I should note that almost all our program ideas come from the Chicago musicians we record. The champion in finding ways to illuminate renowned works is violinist Rachel Barton Pine. Her 2003 recording of the Brahms Violin Concerto with the Chicago Symphony Orchestra conducted by Carlos Kalmar made quite an impression, not only for the great playing but because she coupled it with the great (but very rarely recorded) "Hungarian" Concerto by Joseph Joachim, which one critic called "the Holy Grail of Romantic violin concertos."

The reason this was such an illuminating choice was that Brahms wrote his 1878 violin concerto for, and in consultation with, Joachim, the leading violin virtuoso of the day. (Inspection of the original score surprisingly suggests Joachim may have convinced Brahms to make more alterations in the orchestral writing than in the solo part.) Joachim's great concerto preceded Brahms's by over 20 years and definitely seems to have been an influence on Brahms.

In this same vein is the project we just recorded in London with Rachel and the Royal Philharmonic Orchestra conducted by José Serebrier: Beethoven's 1806 Violin Concerto and the 1805 Violin Concerto by Franz Clement, the violinist and composer for whom Beethoven wrote his concerto. The pieces were premiered exactly a year apart and the key and structure of Beethoven's piece are identical to the Clement, suggesting he took Clement's piece as his departure point. The Clement has never been recorded before, because a performing edition had never been available until last year (a Professor at Leeds University just made that edition). This recording is due for release in September 2008.

Rachel's Scottish Fantasies recording puts Bruch's eponymous masterpiece in the context of other violin and orchestra works based on Scottish themes (originally fiddle tunes from the 18th century and before) including Pablo de Sarasate's Airs Ecossais and works by Scottish composers Sir Alexander Campbell Mackenzie and Sir John Blackwood McEwen. The recording concludes with a Medley of Scots Tunes for violin, fiddle, and orchestra by Rachel Barton Pine and Scottish fiddler Alasdair Fraser, based on still more of those early fiddle tunes.

On different recordings, violinists Rachel Barton Pine and Jennifer Koh put Bach's Partita No. 2 in D minor for Solo Violin, BWV 1004, with its magnificent concluding chaconne (perhaps the greatest piece ever written for unaccompanied violin), in very different perspectives. On Solo Baroque, Pine plays in a "historically informed" style on her 1770 Nicola Gagiano violin in original, unaltered condition (gut strings, etc.) and puts Bach's 1720 masterwork in historical context by also playing its antecedents: solo violin works dating from 1674 to 1717 by Heinrich Ignaz Franz von Biber, Johann Paul von Westhoff, and Johann Georg Pisendel. On Solo Chaconnes, Jennifer Koh takes a "romantic" approach to Bach's Partita on her fully modernized Stradivarius violin and follows it with early 20th century Chaconnes by Richard Barth and Max Reger to show the influence of Bach's work stretching forward into the just-concluded century.
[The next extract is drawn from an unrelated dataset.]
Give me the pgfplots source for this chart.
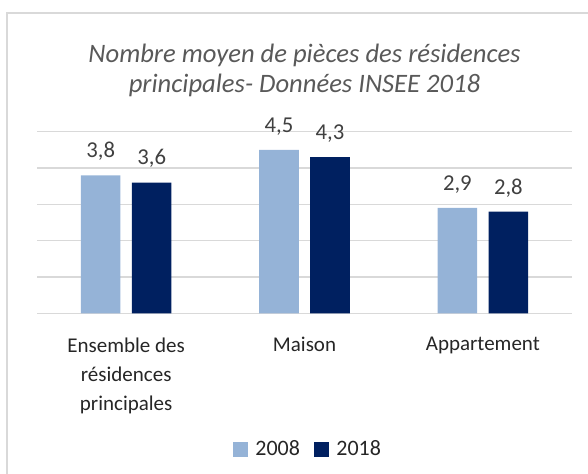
\documentclass[border=0pt]{standalone}
\usepackage{fontspec}
\setmainfont{Carlito}
\usepackage{pgfplots}
\pgfplotsset{compat=1.18}
\definecolor{light}{HTML}{95B3D7}
\definecolor{dark}{HTML}{002060}
\definecolor{gridc}{HTML}{D9D9D9}
\definecolor{txt}{HTML}{404040}
\definecolor{txtd}{HTML}{262626}
\definecolor{ttl}{HTML}{595959}
\begin{document}
\begin{tikzpicture}[x=1bp,y=1bp]
\useasboundingbox (0,0) rectangle (588,-474);
\draw[gridc, line width=1.5bp] (7,-474) -- (7,-13) -- (588,-13);
\node[anchor=base, text=ttl, font=\fontsize{26.6bp}{30bp}\selectfont\itshape, inner sep=0pt] at (304.5,-63) {Nombre moyen de pièces des résidences};
\node[anchor=base, text=ttl, font=\fontsize{26.6bp}{30bp}\selectfont\itshape, inner sep=0pt] at (304.5,-93) {principales- Données INSEE 2018};
\begin{axis}[
  at={(37bp,-313.3bp)}, anchor=south west,
  scale only axis, width=535bp, height=181.6bp,
  xmin=-0.5, xmax=2.5, ymin=0, ymax=5,
  xtick={0,1,2},
  xticklabels={{Ensemble des\\résidences\\principales},Maison,Appartement},
  ytick={0,1,2,3,4,5}, yticklabels={},
  ymajorgrids, major grid style={gridc, line width=1.2bp},
  axis line style={draw=none}, major tick length=0pt,
  xticklabel style={align=center, anchor=north, inner sep=0pt, yshift=-24bp,
    font=\fontsize{21bp}{29bp}\selectfont, text=txtd},
  ybar, bar width=0.222,
  nodes near coords,
  every node near coord/.append style={anchor=base, yshift=17.6bp, inner sep=0pt,
    font=\fontsize{22.7bp}{25bp}\selectfont, text=txt},
  /pgf/number format/use comma,
  /pgf/number format/fixed,
  /pgf/number format/fixed zerofill,
  /pgf/number format/precision=1,
  /pgf/number format/assume math mode=true,
  legend style={at={(0.366,-0.7456)}, anchor=west, draw=none, fill=none,
    inner sep=0pt, font=\fontsize{22bp}{25bp}\selectfont, text=txtd,
    /tikz/every odd column/.append style={column sep=6bp},
    /tikz/every even column/.append style={column sep=12bp}},
  legend columns=-1,
]
\addplot[fill=light, draw=none, bar shift=-0.143, forget plot] coordinates {(0,3.8) (1,4.5) (2,2.9)};
\addplot[fill=dark, draw=none, bar shift=0.143, forget plot] coordinates {(0,3.6) (1,4.3) (2,2.8)};
\addlegendimage{legend image code/.code={\fill[light] (0bp,-7bp) rectangle (14bp,7bp);}}
\addlegendentry{2008}
\addlegendimage{legend image code/.code={\fill[dark] (0bp,-7bp) rectangle (14bp,7bp);}}
\addlegendentry{2018}
\end{axis}
\end{tikzpicture}
\end{document}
Another Cedille artist, soprano Patrice Michaels, is responsible for a couple of revelatory programs of her own. On Divas of Mozart's Day, Ms. Michaels looks at the opera world of Vienna in the late 18th century from the perspective of the singers who created Mozart's most famous roles. This allows her to present less-familiar concert and substitution arias Mozart wrote for those divas alongside works other composers wrote for them, including Antonio Salieri, Vincente Martin y Soler, Vincenzo Righini, and Domenico Cimarosa - all of whom were extremely popular opera composers of the day.
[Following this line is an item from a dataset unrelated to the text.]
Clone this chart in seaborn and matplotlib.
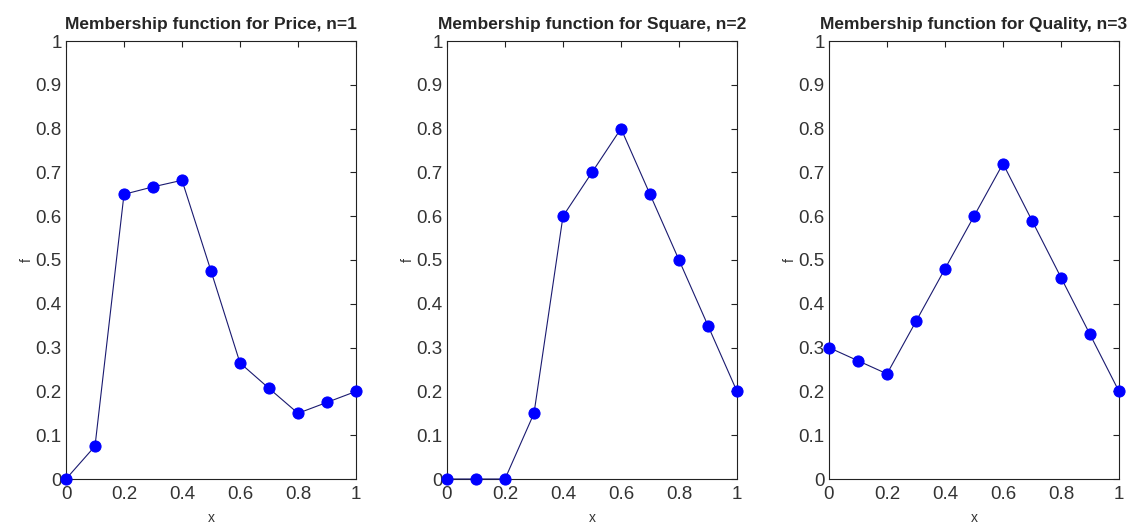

Ms. Michaels does something similar on her Songs of the Classical Age, presenting works by the four pillars of the Classical period - Haydn, Mozart, Beethoven, and Schubert - alongside efforts by 13 of their contemporaries, including several women composers. Again, this puts the composers with whom we're all familiar into the context of other excellent composers we rarely hear from these days. (Despite the popularity of Mozart and Beethoven, the Classical Period is probably the most UNexplored period in musical history.)